We welcome the new year with hope and resolve, so I’ll offer some suggestions for New Year resolutions, first for some of our leaders and lastly for this humble political columnist.

Starting on the national scene, President Barack Obama could resolve to spend his final two years in office working for all of us instead of for an idealogical left-wing progressive agenda that does nothing to help the middle class. If he truly cares about his legacy, he will keep his promise to work with the new Republican majorities in the House and Senate.

For the Republican leadership, I issue a plea not to botch their chance for real leadership, something for which they have been notorious in the past. Resolve first to bring the conservative and moderate factions within the party, somehow, more to the center, where most American’s reside. Incoming Senate majority leader, Mitch McConnell of Kentucky, and Speaker of the House John Boehner of Ohio must find a way to be true to party principles without surrendering to the extremism of a Ted Cruz, Republican senator from Texas. The Democrats must resolve to reject the progressive agenda of Sen. Elizabeth Warren of Massachusetts, Hillary Clinton’s only real opponent for that party’s nomination. Real political solutions will be found only in compromise, for that is the art of politics, as proven by history.

Those who represent us in the Oval Office and in the halls of Congress must resolve that America will be strong, that our nation’s defense will be fully maintained, since the public’s safety is the government’s No. 1 responsibility. These critical times do not call for embracing any form of isolationism, as suggested by Sen. Rand Paul of Kentucky, a leading Republican candidate for president. Let’s resolve to reclaim our position and reputation as the world’s strongest leader, while being compassionate.

On the state scene: Gov. Paul LePage’s resolution should be to keep a promise to work with the Legislature, while keeping his vaunted veto pen in check. It should be used only in the most grievous circumstances. The governor will need to recognize that Maine, like America, is becoming more diverse, and he must seek means to treat all fairly in his quest for cost reductions and tax reform. LePage has the support of the people on these issues, but is urged to approach his conservative programs with a scalpel, not a chainsaw.

Our new Republican Senate president, Mike Thibodeau from Winterport, faces the same kind of challenge that confronts his counterpart in Washington. Thibodeau should resolve to manage the conservative and moderate members with a style short of insisting upon the most conservative measures proposed by his governor, with whom he is very simpatico. Like in Washington, Republicans here have an opportunity — they must resolve not to blow it.
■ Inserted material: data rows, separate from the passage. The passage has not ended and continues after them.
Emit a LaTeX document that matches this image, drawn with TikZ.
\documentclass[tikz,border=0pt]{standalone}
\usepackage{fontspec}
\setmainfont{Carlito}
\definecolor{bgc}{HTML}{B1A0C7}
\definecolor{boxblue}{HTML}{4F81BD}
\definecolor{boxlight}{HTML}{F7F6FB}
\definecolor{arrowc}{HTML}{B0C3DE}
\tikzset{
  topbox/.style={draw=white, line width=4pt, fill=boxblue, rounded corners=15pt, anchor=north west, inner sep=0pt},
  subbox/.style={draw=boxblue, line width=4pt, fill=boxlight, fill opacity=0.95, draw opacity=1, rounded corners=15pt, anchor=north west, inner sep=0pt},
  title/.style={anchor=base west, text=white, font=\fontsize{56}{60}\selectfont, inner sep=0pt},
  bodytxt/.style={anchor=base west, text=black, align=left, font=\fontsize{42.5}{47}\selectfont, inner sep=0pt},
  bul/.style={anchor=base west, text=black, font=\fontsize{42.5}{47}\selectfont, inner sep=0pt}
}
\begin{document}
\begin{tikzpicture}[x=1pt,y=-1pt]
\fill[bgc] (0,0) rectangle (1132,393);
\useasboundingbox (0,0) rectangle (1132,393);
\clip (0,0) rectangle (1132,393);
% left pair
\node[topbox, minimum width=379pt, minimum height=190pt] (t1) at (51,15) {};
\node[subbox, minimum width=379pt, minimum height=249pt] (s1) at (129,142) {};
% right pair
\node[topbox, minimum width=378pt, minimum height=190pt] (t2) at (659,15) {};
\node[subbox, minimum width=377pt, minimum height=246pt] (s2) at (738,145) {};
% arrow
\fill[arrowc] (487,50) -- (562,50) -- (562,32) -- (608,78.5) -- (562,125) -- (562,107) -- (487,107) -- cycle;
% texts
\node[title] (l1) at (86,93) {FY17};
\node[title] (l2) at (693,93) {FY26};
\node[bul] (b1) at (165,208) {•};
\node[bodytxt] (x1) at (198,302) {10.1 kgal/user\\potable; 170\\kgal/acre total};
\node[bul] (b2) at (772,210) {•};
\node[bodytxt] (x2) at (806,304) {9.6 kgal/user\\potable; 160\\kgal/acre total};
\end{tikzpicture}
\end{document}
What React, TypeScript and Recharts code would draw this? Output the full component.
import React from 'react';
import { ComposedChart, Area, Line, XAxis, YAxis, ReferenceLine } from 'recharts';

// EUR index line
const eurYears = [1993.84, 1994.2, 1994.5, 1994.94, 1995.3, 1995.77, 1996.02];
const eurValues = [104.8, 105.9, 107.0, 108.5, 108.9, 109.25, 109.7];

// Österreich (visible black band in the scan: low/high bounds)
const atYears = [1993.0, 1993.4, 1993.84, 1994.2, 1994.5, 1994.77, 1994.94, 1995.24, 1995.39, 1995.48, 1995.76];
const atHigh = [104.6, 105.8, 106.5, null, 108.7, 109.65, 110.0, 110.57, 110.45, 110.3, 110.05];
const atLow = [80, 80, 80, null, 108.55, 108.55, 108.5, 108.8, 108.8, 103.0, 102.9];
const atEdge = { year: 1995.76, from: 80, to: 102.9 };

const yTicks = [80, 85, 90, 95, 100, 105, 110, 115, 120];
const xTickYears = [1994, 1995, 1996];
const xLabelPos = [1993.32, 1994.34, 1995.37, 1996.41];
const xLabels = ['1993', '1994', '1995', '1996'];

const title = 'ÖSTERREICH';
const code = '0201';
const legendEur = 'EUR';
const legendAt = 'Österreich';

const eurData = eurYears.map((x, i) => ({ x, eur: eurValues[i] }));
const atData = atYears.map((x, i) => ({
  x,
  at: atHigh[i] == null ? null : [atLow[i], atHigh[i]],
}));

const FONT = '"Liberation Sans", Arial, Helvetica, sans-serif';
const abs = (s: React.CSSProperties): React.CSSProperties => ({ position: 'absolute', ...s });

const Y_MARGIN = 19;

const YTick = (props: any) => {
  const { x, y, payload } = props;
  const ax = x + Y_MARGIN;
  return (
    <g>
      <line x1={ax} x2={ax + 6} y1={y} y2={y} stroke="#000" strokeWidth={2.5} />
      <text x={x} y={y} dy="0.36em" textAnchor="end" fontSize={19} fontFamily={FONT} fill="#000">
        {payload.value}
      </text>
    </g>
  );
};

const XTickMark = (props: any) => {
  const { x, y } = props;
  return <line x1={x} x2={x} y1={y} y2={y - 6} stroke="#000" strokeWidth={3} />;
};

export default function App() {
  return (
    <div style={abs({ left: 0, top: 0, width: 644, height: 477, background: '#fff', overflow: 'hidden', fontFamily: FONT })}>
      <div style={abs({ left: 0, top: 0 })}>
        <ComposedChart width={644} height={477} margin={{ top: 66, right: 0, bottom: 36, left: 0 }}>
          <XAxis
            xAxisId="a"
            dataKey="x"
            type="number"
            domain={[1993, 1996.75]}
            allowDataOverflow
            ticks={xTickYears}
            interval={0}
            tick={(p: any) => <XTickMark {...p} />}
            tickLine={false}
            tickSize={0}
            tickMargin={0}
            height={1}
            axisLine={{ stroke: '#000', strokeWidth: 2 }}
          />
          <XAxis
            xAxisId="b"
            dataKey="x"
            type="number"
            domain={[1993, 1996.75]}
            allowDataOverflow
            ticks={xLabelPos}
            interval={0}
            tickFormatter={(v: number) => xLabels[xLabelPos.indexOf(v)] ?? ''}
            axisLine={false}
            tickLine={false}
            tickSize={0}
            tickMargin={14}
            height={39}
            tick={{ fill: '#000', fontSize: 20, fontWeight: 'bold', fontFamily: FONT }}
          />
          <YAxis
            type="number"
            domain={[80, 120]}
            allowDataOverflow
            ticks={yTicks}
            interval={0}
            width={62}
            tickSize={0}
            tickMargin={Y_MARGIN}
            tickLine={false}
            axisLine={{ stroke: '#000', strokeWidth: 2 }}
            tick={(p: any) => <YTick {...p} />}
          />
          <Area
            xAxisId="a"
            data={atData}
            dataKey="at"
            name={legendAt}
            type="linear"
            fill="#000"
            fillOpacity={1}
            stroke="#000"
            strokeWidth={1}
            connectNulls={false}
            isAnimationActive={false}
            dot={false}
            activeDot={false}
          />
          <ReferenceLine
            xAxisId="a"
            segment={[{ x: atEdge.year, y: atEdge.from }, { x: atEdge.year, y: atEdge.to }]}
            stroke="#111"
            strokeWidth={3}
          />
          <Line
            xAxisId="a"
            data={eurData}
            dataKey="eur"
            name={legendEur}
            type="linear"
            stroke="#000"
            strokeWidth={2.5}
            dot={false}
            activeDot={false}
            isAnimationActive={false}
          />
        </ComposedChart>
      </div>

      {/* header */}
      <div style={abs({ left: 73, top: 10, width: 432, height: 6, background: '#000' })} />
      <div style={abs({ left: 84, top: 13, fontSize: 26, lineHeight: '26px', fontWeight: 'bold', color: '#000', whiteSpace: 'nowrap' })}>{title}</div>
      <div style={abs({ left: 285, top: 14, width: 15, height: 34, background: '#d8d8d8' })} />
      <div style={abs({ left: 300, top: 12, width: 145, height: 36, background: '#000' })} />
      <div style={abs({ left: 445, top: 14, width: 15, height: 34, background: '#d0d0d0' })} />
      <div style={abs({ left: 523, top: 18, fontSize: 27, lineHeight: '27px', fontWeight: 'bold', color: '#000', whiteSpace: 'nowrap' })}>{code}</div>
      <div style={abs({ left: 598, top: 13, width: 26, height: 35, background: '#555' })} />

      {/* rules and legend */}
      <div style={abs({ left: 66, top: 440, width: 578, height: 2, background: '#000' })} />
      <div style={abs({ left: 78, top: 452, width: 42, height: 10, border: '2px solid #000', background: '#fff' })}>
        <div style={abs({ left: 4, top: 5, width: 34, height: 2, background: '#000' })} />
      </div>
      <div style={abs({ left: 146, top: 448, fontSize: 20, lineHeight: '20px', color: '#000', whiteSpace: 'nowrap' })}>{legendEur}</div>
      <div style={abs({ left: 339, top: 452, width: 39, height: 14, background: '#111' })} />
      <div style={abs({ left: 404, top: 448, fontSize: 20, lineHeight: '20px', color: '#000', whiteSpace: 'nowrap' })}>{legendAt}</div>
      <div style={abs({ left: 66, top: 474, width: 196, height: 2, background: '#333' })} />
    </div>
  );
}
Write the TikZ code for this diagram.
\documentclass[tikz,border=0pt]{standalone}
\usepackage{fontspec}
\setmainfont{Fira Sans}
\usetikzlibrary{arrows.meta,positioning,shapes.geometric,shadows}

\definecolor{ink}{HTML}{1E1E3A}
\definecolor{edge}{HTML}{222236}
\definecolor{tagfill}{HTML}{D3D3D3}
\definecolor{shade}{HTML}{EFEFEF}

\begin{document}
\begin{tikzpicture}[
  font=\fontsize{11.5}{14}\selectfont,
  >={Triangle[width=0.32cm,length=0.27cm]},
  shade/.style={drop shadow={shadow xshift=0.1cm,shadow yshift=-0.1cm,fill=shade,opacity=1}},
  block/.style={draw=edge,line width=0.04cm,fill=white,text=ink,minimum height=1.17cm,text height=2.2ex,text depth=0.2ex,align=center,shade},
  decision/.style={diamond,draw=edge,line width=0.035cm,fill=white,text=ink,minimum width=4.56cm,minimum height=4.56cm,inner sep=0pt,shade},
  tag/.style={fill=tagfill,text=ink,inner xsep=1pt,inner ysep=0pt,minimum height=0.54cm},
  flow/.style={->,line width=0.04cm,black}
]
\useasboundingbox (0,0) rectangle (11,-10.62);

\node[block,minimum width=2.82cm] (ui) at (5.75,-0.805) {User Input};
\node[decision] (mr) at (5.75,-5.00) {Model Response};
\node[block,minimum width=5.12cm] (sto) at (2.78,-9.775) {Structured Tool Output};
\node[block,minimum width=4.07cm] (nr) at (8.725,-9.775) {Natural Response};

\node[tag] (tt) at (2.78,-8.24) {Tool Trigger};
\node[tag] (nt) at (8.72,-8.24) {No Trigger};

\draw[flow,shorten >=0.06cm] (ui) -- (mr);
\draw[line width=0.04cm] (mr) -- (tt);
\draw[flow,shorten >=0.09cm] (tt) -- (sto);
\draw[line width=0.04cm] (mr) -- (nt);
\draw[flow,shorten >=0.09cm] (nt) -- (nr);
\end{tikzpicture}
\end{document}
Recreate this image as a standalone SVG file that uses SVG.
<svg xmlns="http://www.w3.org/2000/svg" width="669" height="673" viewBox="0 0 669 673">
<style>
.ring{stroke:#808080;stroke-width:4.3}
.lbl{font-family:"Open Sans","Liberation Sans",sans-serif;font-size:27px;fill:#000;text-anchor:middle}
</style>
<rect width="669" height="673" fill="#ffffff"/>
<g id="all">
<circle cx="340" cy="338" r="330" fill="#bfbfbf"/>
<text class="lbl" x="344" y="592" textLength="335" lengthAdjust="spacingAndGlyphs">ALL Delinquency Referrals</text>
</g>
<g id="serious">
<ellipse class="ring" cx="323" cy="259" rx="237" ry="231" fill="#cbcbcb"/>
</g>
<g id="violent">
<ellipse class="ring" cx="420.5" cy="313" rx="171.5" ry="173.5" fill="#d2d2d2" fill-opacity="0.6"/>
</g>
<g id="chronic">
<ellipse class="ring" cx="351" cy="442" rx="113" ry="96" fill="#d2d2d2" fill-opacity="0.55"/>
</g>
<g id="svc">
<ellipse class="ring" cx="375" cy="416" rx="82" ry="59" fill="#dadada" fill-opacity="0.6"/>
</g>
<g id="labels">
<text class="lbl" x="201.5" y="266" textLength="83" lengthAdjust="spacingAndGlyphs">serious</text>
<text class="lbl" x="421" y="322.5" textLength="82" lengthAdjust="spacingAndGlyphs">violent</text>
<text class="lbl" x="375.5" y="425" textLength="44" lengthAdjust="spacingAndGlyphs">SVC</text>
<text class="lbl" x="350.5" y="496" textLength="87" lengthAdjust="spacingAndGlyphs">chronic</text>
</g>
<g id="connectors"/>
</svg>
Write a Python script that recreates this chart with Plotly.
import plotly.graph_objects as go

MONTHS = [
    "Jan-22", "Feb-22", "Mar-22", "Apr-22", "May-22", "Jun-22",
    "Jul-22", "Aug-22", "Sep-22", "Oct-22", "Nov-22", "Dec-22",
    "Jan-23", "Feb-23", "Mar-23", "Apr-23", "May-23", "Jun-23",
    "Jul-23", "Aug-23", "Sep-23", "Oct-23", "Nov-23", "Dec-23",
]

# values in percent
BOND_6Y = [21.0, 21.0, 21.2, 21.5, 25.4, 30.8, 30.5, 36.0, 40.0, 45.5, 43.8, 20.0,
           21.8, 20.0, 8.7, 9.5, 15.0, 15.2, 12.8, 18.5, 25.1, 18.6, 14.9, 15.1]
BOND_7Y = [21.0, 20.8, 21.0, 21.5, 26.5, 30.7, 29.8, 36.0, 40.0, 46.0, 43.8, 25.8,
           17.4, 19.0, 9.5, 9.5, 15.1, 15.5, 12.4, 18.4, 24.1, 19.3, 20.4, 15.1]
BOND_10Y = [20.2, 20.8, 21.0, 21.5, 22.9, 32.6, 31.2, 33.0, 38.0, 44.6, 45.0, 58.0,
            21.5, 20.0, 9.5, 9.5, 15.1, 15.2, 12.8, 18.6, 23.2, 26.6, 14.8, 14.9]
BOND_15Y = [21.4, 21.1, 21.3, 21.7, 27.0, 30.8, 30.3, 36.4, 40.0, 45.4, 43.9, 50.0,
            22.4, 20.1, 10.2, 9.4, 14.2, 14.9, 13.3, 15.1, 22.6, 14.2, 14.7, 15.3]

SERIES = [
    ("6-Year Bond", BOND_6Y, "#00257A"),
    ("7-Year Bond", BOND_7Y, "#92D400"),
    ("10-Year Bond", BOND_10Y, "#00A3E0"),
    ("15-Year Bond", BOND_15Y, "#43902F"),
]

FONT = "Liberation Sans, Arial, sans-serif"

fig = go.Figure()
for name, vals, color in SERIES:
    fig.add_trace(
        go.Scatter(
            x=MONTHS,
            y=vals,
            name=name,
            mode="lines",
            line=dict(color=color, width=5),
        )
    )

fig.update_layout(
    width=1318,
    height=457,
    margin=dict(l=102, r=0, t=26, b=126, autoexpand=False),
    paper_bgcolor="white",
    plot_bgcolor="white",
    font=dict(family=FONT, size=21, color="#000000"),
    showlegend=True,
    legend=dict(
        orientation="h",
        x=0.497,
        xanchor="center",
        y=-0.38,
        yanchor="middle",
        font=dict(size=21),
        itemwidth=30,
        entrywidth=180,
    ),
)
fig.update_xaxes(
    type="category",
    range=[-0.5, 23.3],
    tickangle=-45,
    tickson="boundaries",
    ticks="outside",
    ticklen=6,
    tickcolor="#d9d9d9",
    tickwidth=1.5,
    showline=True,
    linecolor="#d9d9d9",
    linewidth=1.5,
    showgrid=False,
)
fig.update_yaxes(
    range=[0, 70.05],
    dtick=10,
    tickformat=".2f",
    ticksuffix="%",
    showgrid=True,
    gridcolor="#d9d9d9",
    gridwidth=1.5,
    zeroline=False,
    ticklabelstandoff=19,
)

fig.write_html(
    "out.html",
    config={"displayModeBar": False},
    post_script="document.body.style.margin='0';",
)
Maine Republican leadership, now that they control both the executive office and Senate, must resolve to insist that their governor, learns the art of compromise for the sake of results.

In the final analysis, that is what the people yearn for — a return to the days when politicians of all stripes put principle, and people, before raw partisanship. In his first term, LePage’s motto was “people before politics.” In his second term, he should make that “all people.”

Collectively, we should resolve to work for better understanding among all people; to treat others as equals; to recognize the right for the people of all countries to be free; and to promote political independence in the halls of our lawmakers everywhere in the quest for solutions to our many problems.

Local government is the form of governing closest to the people and elected members should resolve to avoid conflict leading to confrontation among themselves in the best interests of their city or town.

As the writer of “All Politics is Local,” I will;

• Attempt to accentuate the positive, to deliver essays that are motivational and uplifting.

• Seek information, especially on the local scene, that is not generally available to the general public.

• Remain committed to my principles and to display the courage of my convictions regardless of occasional vitriol that will be hurled by those who disagree.

• Be vigilant and unflinching in a quest to provide the readers of the Kennebec Journal and Morning Sentinel with a fresh and sometimes quite different opinion on matters of political importance and human endeavor.

My readers already have learned to expect the unexpected, a sometimes counterintuitive or politically incorrect column about local, state or national public affairs. Trust me to have your back again this year. I will try hard to make 2015 even more interesting for you. I urge everyone to be active, be involved and participate in their community. Happy New Year.

Don Roberts, a former city councilor and former vice chairman of the Charter Commission in Augusta, is a trustee of the Greater Augusta Utility District.